---------- Records for this exercise

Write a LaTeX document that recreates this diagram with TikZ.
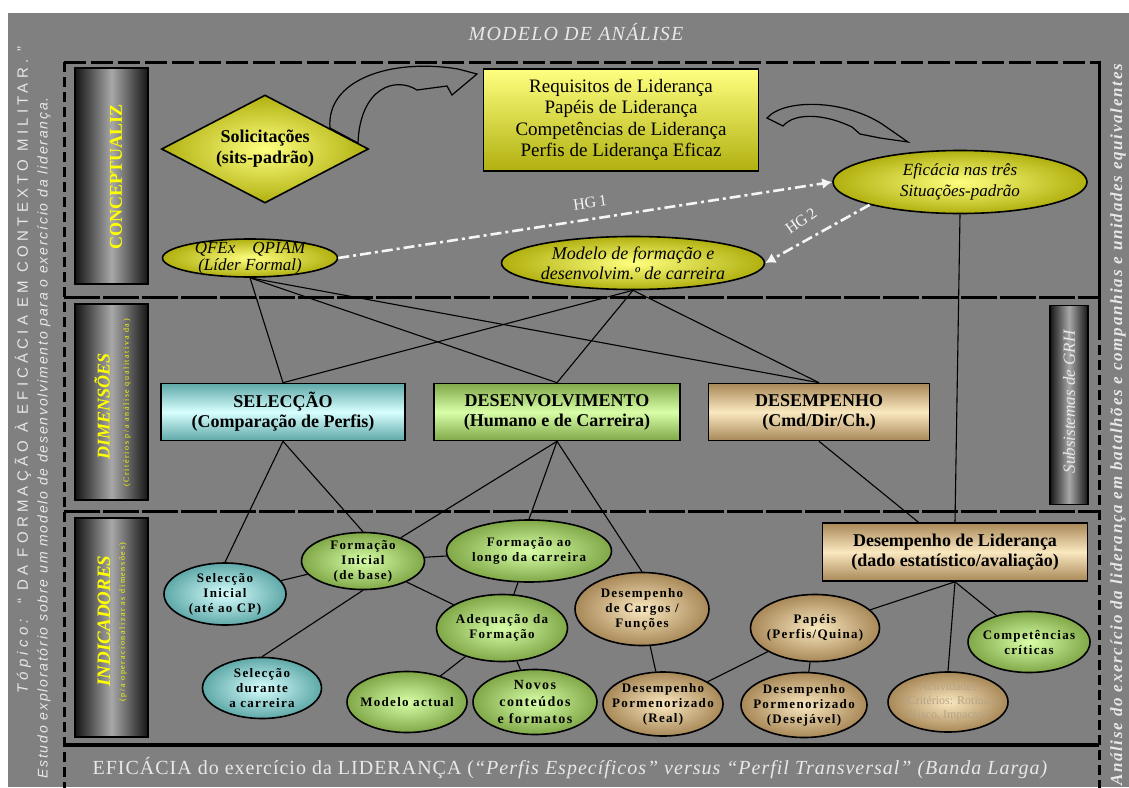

--------------------
---------- Records for this exercise

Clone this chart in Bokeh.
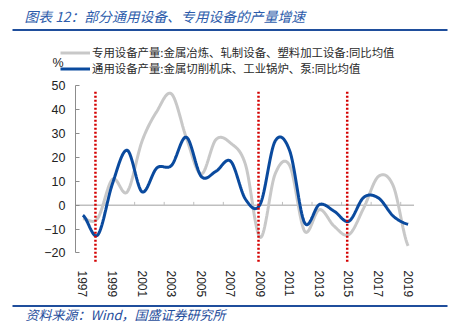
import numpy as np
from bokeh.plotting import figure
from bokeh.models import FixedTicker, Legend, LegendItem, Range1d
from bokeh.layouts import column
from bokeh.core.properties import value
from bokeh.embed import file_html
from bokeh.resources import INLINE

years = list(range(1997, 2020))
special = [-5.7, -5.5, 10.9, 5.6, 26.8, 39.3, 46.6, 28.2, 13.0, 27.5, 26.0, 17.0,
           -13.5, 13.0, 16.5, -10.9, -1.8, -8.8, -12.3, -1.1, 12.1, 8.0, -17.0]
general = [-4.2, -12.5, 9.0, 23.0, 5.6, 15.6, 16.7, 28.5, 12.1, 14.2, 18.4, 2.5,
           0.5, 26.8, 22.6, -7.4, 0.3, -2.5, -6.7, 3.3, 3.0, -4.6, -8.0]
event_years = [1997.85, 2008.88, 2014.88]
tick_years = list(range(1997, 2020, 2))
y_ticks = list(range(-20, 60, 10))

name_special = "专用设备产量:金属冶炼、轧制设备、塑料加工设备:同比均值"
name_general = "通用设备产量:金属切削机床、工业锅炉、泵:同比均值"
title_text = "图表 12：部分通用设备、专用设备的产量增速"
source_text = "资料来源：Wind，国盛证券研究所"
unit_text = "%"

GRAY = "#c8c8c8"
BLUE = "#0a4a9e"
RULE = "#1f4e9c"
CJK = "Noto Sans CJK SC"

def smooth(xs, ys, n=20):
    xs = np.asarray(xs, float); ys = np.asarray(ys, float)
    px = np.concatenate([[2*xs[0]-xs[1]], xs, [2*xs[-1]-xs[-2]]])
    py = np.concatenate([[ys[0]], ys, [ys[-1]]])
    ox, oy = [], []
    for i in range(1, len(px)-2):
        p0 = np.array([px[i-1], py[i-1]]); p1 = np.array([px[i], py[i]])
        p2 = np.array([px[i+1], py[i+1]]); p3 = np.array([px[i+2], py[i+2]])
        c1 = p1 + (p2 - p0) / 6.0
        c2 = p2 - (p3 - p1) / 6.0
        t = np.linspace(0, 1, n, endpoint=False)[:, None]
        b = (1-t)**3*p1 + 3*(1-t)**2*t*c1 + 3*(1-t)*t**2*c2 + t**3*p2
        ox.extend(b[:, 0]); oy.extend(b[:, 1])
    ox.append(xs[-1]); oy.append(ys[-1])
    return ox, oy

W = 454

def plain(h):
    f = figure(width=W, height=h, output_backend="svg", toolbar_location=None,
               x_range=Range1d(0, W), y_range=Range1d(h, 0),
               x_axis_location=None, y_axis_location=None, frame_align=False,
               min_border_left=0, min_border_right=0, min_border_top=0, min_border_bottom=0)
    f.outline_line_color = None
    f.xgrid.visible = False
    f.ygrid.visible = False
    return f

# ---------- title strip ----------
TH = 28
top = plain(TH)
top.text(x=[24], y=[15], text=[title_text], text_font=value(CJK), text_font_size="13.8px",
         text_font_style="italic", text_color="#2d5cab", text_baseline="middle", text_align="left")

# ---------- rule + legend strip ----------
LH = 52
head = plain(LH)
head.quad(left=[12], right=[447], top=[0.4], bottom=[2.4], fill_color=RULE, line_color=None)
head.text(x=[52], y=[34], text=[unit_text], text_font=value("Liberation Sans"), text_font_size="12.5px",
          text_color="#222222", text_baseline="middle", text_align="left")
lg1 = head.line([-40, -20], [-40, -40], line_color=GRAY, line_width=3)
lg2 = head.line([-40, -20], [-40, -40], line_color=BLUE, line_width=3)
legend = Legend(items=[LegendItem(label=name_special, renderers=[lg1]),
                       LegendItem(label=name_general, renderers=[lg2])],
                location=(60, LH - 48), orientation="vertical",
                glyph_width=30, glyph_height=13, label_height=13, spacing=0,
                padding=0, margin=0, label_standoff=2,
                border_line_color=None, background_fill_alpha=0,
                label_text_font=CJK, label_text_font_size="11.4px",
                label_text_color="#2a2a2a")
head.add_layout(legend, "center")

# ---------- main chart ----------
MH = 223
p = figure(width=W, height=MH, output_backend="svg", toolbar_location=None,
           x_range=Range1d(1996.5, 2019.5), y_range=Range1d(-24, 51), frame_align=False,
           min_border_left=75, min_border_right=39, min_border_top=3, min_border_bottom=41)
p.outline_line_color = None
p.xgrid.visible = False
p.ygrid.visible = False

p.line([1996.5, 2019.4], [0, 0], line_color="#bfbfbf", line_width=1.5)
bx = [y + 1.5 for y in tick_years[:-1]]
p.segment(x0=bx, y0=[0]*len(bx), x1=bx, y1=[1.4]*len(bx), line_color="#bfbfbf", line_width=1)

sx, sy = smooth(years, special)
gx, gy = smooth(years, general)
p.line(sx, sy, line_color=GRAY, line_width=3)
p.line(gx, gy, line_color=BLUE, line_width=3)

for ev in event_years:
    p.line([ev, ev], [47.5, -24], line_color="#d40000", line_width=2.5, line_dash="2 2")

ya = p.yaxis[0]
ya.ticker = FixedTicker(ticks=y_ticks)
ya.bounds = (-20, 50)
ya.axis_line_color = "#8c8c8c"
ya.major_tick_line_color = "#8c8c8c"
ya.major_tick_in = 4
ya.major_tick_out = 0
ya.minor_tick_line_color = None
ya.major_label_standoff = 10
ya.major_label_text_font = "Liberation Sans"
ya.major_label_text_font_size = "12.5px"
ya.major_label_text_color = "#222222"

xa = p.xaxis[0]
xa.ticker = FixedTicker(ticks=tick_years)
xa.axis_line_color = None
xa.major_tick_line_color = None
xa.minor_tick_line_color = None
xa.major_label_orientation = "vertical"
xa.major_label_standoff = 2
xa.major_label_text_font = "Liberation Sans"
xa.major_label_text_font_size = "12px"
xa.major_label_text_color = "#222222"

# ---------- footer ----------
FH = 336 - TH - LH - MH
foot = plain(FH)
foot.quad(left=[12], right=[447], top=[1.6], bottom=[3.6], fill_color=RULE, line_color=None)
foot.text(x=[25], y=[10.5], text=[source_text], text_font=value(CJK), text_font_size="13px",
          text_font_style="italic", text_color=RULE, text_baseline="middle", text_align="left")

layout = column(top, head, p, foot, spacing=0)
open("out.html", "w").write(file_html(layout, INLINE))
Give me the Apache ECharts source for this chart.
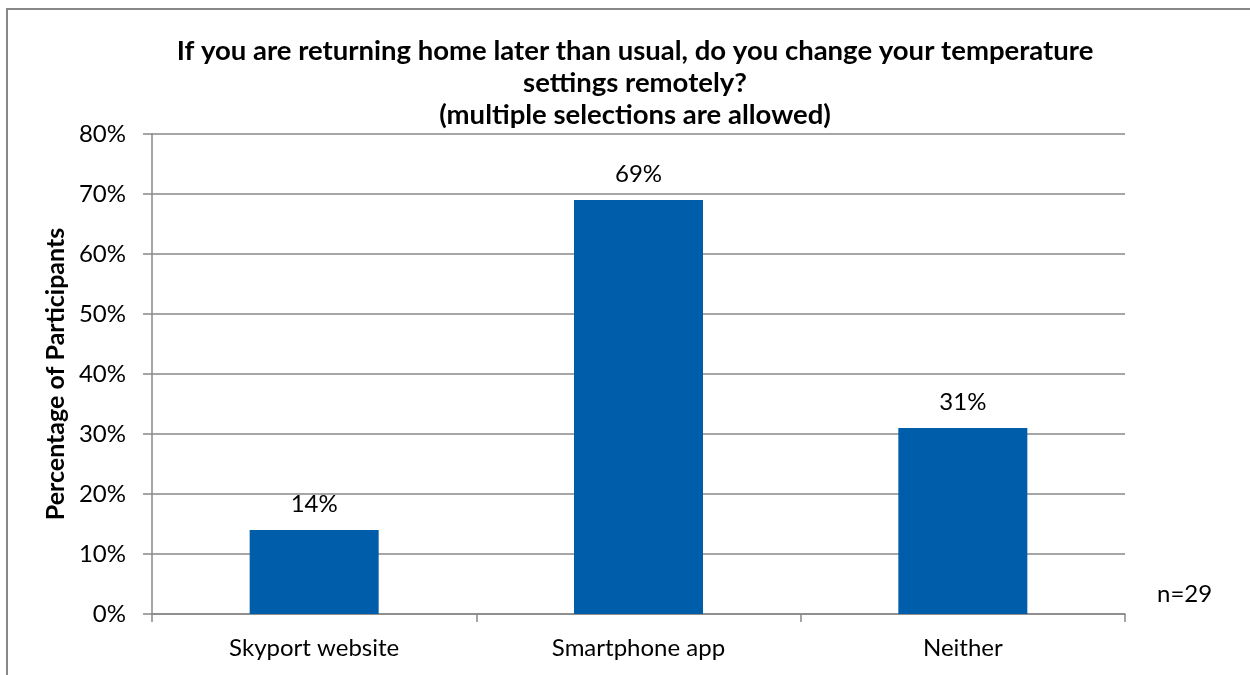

--------------------

Find each line in the records holding the string "chart" and show it.

Clone this chart in Bokeh.
# ---------- main chart ----------
Give me the Apache ECharts source for this chart.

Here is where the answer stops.